WHAT TO DO:
Check each line of the listing, and copy it if it contains the word "matplotlib".

MATERIALS PROVIDED:
═══

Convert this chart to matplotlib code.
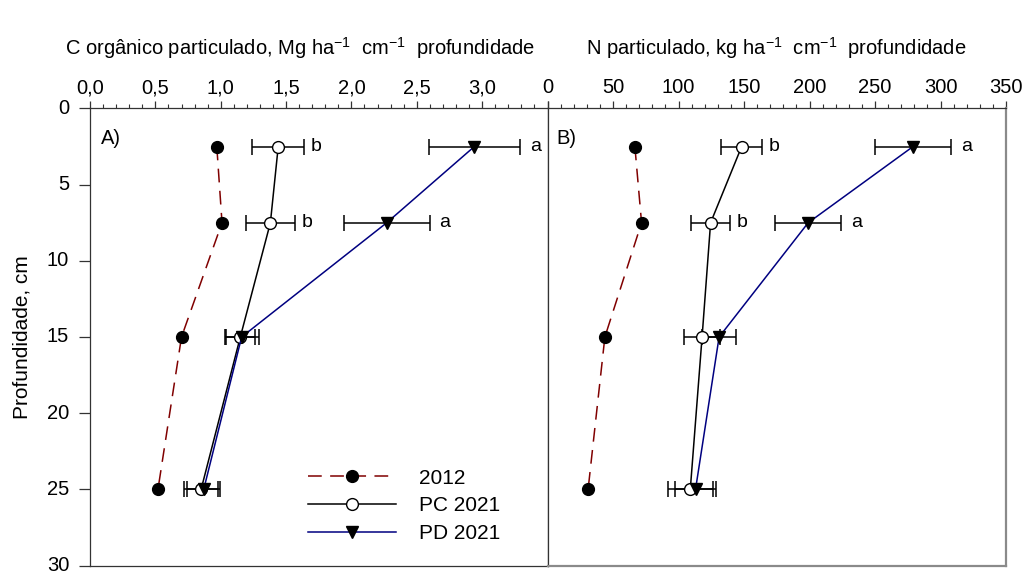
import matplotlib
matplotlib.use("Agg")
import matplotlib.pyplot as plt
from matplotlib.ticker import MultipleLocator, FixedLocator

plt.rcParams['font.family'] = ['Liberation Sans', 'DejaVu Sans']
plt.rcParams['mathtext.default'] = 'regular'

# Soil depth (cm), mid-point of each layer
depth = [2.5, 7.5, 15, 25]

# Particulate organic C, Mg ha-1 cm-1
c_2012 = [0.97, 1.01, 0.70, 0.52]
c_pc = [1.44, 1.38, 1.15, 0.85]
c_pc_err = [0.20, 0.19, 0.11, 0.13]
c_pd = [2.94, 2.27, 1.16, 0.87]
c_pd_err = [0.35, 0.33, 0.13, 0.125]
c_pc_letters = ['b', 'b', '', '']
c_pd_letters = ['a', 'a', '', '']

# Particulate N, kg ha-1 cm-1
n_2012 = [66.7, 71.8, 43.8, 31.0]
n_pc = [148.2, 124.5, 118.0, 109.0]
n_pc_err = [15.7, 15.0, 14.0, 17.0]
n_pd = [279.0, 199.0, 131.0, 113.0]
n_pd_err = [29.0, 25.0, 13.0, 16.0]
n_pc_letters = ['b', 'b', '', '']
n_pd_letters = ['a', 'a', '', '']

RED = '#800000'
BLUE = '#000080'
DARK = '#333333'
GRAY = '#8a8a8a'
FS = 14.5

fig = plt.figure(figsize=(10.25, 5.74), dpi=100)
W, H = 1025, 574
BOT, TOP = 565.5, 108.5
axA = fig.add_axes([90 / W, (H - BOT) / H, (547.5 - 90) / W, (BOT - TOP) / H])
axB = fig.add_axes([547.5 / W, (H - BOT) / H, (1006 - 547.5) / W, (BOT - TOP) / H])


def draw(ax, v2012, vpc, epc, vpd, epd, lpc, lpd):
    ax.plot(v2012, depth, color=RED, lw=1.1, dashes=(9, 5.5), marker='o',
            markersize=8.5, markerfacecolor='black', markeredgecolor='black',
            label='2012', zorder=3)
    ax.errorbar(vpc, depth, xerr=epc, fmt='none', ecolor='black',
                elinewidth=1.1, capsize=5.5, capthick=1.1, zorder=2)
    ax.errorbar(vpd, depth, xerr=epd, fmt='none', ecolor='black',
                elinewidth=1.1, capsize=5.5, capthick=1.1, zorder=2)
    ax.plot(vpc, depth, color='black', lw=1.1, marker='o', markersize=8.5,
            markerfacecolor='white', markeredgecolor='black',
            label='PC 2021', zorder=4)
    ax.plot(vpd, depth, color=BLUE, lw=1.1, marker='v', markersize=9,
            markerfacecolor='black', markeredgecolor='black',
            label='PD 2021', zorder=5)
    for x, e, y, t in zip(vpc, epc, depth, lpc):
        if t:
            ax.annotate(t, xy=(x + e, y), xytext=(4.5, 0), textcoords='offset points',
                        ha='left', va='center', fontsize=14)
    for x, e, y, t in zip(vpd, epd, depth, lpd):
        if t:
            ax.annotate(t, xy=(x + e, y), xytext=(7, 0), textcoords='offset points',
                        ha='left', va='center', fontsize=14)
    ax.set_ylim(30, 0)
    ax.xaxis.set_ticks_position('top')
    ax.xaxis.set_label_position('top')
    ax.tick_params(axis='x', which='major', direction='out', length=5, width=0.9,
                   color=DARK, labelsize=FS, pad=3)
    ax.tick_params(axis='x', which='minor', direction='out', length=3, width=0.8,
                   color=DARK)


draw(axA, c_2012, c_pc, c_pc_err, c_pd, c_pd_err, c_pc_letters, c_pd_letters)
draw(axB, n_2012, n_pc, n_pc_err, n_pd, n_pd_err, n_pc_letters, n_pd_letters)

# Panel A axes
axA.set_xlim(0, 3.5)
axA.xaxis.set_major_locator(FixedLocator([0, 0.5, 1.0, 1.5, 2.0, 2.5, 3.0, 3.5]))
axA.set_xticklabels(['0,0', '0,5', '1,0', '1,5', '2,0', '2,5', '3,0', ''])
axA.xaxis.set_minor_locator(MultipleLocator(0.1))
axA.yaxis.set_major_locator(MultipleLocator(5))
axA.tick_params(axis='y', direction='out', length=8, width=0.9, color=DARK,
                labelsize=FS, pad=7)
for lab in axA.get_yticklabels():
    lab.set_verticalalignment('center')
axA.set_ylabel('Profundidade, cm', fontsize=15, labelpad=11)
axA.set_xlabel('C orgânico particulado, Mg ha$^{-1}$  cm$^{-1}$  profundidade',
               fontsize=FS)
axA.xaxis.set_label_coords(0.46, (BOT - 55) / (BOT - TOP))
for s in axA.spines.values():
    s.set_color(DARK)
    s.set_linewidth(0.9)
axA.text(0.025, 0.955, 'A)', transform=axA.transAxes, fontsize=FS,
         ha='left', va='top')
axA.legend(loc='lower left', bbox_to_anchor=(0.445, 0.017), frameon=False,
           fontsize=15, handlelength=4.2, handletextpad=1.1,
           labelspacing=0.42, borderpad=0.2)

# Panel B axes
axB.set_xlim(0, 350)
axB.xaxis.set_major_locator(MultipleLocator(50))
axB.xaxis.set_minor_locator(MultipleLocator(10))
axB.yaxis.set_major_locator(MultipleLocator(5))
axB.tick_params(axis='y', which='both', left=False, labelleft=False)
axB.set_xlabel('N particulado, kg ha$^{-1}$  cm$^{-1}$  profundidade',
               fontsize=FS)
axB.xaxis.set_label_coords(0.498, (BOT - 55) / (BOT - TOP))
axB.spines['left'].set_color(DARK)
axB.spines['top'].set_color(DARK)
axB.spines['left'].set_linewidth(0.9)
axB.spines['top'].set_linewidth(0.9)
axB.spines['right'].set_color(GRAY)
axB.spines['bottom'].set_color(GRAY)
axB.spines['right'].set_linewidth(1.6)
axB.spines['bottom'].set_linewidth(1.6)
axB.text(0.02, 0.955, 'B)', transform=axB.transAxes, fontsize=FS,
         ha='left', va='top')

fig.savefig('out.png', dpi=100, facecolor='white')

═══

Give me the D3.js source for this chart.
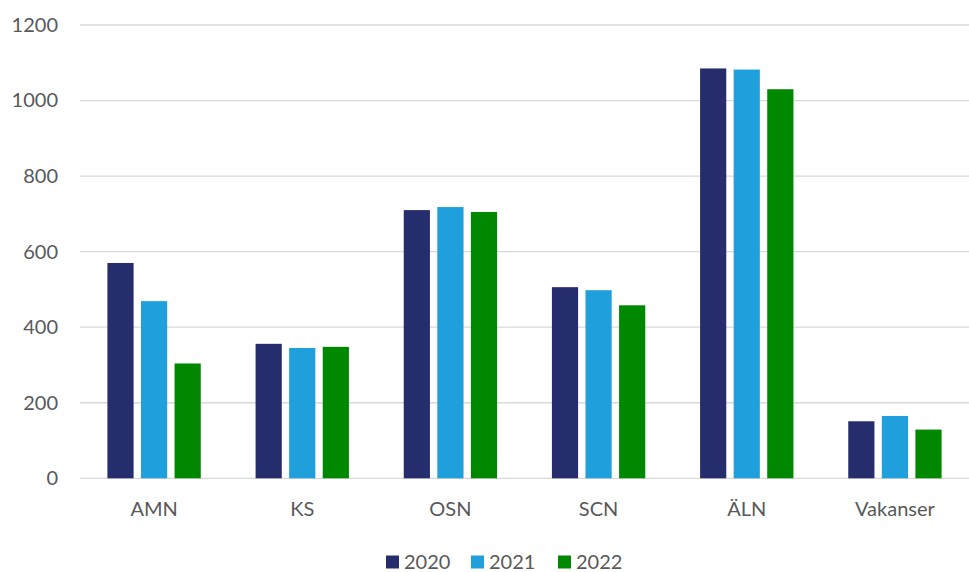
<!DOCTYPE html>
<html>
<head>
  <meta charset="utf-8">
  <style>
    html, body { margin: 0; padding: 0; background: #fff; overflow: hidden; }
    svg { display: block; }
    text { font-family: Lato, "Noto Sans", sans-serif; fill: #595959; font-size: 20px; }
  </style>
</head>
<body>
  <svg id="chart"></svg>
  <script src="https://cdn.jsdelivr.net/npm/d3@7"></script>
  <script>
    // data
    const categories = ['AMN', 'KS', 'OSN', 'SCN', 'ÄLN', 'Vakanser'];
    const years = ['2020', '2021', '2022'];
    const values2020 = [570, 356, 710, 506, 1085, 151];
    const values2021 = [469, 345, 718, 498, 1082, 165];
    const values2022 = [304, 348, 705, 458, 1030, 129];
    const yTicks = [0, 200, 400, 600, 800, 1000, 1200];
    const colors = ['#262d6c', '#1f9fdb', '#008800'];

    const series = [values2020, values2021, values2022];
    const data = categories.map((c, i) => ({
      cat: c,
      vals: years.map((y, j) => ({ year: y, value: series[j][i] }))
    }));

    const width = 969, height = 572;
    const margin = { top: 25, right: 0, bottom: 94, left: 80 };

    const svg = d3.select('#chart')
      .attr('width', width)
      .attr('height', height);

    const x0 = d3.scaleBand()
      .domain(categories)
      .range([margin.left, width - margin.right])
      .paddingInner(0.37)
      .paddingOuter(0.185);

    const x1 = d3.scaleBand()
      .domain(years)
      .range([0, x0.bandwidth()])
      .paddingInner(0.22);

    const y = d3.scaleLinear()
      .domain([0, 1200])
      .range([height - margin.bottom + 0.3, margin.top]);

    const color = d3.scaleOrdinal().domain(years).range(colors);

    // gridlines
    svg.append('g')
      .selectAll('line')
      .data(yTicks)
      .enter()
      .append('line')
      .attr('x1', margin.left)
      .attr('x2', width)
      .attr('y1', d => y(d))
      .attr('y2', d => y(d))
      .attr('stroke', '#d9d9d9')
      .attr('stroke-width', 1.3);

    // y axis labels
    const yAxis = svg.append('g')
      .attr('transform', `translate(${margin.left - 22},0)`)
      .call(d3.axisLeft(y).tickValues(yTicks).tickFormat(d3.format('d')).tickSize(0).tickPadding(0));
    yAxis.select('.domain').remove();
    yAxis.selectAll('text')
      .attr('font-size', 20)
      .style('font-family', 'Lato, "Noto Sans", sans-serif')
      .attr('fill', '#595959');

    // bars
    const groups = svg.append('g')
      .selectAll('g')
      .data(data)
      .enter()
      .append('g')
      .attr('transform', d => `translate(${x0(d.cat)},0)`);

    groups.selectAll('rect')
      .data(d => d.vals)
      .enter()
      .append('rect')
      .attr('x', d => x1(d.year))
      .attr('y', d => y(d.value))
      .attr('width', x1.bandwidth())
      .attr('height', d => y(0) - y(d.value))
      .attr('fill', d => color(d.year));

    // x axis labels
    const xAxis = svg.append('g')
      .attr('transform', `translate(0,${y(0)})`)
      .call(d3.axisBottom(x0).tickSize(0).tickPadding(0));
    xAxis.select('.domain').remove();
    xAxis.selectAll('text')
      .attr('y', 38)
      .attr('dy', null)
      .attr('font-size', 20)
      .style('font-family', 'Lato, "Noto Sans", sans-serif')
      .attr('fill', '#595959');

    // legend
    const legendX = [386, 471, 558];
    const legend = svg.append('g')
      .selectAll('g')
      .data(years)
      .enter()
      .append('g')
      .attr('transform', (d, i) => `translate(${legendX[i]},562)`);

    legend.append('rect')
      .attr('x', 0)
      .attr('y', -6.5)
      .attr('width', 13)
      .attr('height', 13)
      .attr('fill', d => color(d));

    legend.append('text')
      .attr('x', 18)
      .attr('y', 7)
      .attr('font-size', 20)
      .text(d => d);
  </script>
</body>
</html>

═══

COMPLETE RESPONSE:
Convert this chart to matplotlib code.
import matplotlib
matplotlib.use("Agg")
import matplotlib.pyplot as plt
from matplotlib.ticker import MultipleLocator, FixedLocator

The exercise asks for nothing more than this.